In case you are wondering how that affects what you play, the answer is a resounding yes!

For example, let’s say you are playing an improvised guitar solo, you can use the C major scale whenever the song features a C major chord. You can also play the C major scale if the song is in the key of C. 

Also, if you are writing a song and there is a C major chord, you can use notes of the C major scale to create the melody and it will sound good. 

Don’t worry if that sounds too complicated now. It really isn’t, and you will realize this once you have just a little bit of experience. 

Scales are also related to arpeggios

One of the most beautiful aspects of music is that everything is connected. Scales, arpeggios, chords, keys, tonalities… they are all closely related. 

Remember the C major chord from above? Well, if you play the three notes of the C major chord, but one at a time instead of all together, you get an arpeggio.

Naturally, the C major arpeggio will be composed of the notes C, E, and G. And those are three of the notes that we find in the major C scale. 

The importance of scales

Scales are the backbone of music. Even if you have never consciously played one, chances are you’ve sung one when humming along to a song. 
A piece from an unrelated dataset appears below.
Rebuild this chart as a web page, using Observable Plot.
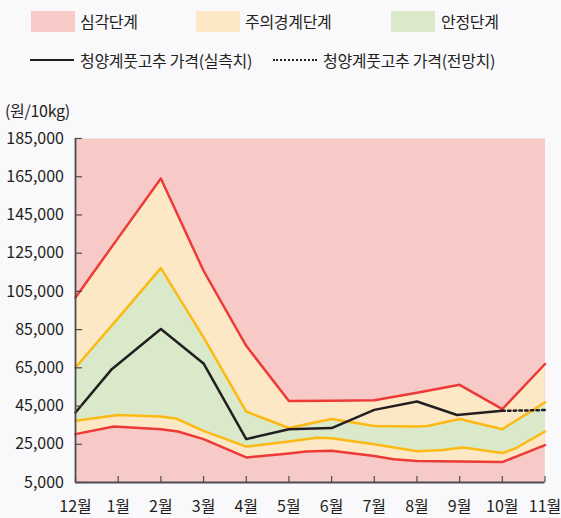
<!DOCTYPE html>
<html>
<head>
<meta charset="utf-8">
<script src="https://cdn.jsdelivr.net/npm/d3@7"></script>
<script src="https://cdn.jsdelivr.net/npm/@observablehq/plot@0.6"></script>
<style>
  html, body { margin: 0; padding: 0; background: #f9f8fb; }
  body { width: 561px; height: 518px; overflow: hidden; font-family: "Noto Sans CJK KR", "Noto Sans", sans-serif; color: #231f20; }
  #legend { position: relative; width: 561px; height: 120px; }
  .sw { position: absolute; width: 44px; height: 21px; top: 11px; }
  .lt { position: absolute; font-size: 16px; line-height: 20px; white-space: nowrap; letter-spacing: -0.3px; }
  .ln { position: absolute; width: 44px; top: 59px; }
  #unit { position: absolute; left: 5px; top: 100px; font-size: 16px; line-height: 20px; letter-spacing: -0.3px; }
  #chart svg { display: block; }
</style>
</head>
<body>
<div id="legend"></div>
<div id="chart"></div>
<script>
// ---- data (month index: 0 = 12월 ... 11 = 11월; value in 원/10kg) ----
const monthLabels = ["12월","1월","2월","3월","4월","5월","6월","7월","8월","9월","10월","11월"];
const yTicks = [5000, 25000, 45000, 65000, 85000, 105000, 125000, 145000, 165000, 185000];
const legendLabels = ["심각단계", "주의경계단계", "안정단계", "청양계풋고추 가격(실측치)", "청양계풋고추 가격(전망치)"];
const unitLabel = "(원/10kg)";

// 심각단계 upper bound (red, upper)
const redUpper = [[0,101800],[1,133000],[2,164100],[3,115800],[4,76500],[5,47700],[6,47800],[7,48000],[8,52000],[9,56100],[10,43400],[11,67000]];
// 주의경계 upper bound (orange, upper)
const orangeUpper = [[0,65200],[1,91000],[2,117200],[3,80900],[4,42100],[5,33500],[6,38200],[7,34600],[8,34300],[8.25,34600],[9,38200],[10,32900],[11,46900]];
// 주의경계 lower bound (orange, lower)
const orangeLower = [[0,37300],[1,40300],[2,39500],[2.35,38500],[3,32000],[4,23800],[5,26400],[5.65,28400],[6,28100],[7,25000],[8,21300],[8.6,22000],[9.08,23300],[10,20400],[10.3,22800],[11,31700]];
// 심각단계 lower bound (red, lower)
const redLower = [[0,30300],[0.9,34300],[2,32900],[2.4,31700],[3,27700],[4,18100],[5,20200],[5.4,21200],[6,21600],[7,18900],[7.45,17200],[8,16300],[9,16000],[10,15700],[11,24600]];
// 청양계풋고추 가격 (실측치)
const priceActual = [[0,41600],[0.85,64300],[2,85300],[3,67300],[4,27700],[5,32900],[6,33500],[7,43000],[8,47400],[8.94,40300],[10,42500]];
// 청양계풋고추 가격 (전망치)
const priceForecast = [[10,42500],[11,42900]];

// ---- colours ----
const C = {
  pink: "#f8cac7", yellow: "#fde8c6", green: "#dae9c9",
  red: "#ee3a37", orange: "#fdb913", black: "#231f20", axis: "#4d4d4f"
};

// ---- legend (HTML, above the SVG) ----
const lg = document.getElementById("legend");
function el(cls, style, text) {
  const d = document.createElement("div");
  d.className = cls;
  Object.assign(d.style, style);
  if (text) d.textContent = text;
  lg.appendChild(d);
}
el("sw", {left: "31px", background: C.pink});
el("lt", {left: "80px", top: "11px"}, legendLabels[0]);
el("sw", {left: "196px", background: C.yellow});
el("lt", {left: "245px", top: "11px"}, legendLabels[1]);
el("sw", {left: "391px", background: C.green});
el("lt", {left: "441px", top: "11px"}, legendLabels[2]);
el("ln", {left: "30px", borderTop: "2.5px solid " + C.black});
el("lt", {left: "80px", top: "50px"}, legendLabels[3]);
el("ln", {left: "273px", borderTop: "2.5px dotted " + C.black});
el("lt", {left: "323px", top: "50px"}, legendLabels[4]);
const u = document.createElement("div");
u.id = "unit"; u.textContent = unitLabel; lg.appendChild(u);

// ---- chart ----
const X = d => d[0], Y = d => d[1], BASE = () => 5000;
const chart = Plot.plot({
  width: 561,
  height: 398,
  marginTop: 18,
  marginBottom: 36,
  marginLeft: 75,
  marginRight: 16.5,
  style: {background: "transparent", fontFamily: "'Noto Sans CJK KR', 'Noto Sans', sans-serif", fontSize: "16px", color: "#231f20"},
  x: {domain: [0, 11]},
  y: {domain: [5000, 185000]},
  marks: [
    Plot.frame({fill: C.pink, stroke: null}),
    Plot.areaY(redUpper, {x: X, y1: BASE, y2: Y, fill: C.yellow}),
    Plot.areaY(orangeUpper, {x: X, y1: BASE, y2: Y, fill: C.green}),
    Plot.areaY(orangeLower, {x: X, y1: BASE, y2: Y, fill: C.yellow}),
    Plot.areaY(redLower, {x: X, y1: BASE, y2: Y, fill: C.pink}),
    Plot.line(redUpper, {x: X, y: Y, stroke: C.red, strokeWidth: 2.5}),
    Plot.line(redLower, {x: X, y: Y, stroke: C.red, strokeWidth: 2.5}),
    Plot.line(orangeUpper, {x: X, y: Y, stroke: C.orange, strokeWidth: 2.5}),
    Plot.line(orangeLower, {x: X, y: Y, stroke: C.orange, strokeWidth: 2.5}),
    Plot.line(priceActual, {x: X, y: Y, stroke: C.black, strokeWidth: 2.5}),
    Plot.line(priceForecast, {x: X, y: Y, stroke: C.black, strokeWidth: 2.5, strokeDasharray: "2.5 3.2"}),
    Plot.axisY({ticks: yTicks, tickFormat: d3.format(","), tickSize: -7, tickPadding: 18.5, stroke: C.axis, strokeWidth: 1.2, fill: "#231f20", label: null}),
    Plot.axisX({ticks: d3.range(0, 12), tickFormat: i => monthLabels[i], tickSize: -6, tickPadding: 24.5, stroke: C.axis, strokeWidth: 1.2, fill: "#231f20", label: null}),
    Plot.ruleX([0], {stroke: C.axis, strokeWidth: 1.8}),
    Plot.ruleY([5000], {stroke: C.axis, strokeWidth: 1.8})
  ]
});
document.getElementById("chart").appendChild(chart);
</script>
</body>
</html>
It is important to say that to use a scale, you don’t have to play all of the notes that belong to it. Also, you don’t have to play the notes in that particular order.

In other words, if you play the notes E, F, C, G, B, you are using the major scale. 

How many scales do you need to learn?

Only you have the answer to that. Do you want to be an accomplished jazz musician? In that case, you need to know a lot of scales. 

Do you want to play blues and rock? Then you need to learn the blues scale, pentatonic, and the modes, and be really good at them. 

Do you like metal? Better get that metronome out and spend some quality time with it while learning scales. 

Knowing what are scales and how to learn them is crucial. In all honesty, if you solo, you are going to be playing scales a lot of the time. However, don’t think that scales are only important for playing solos.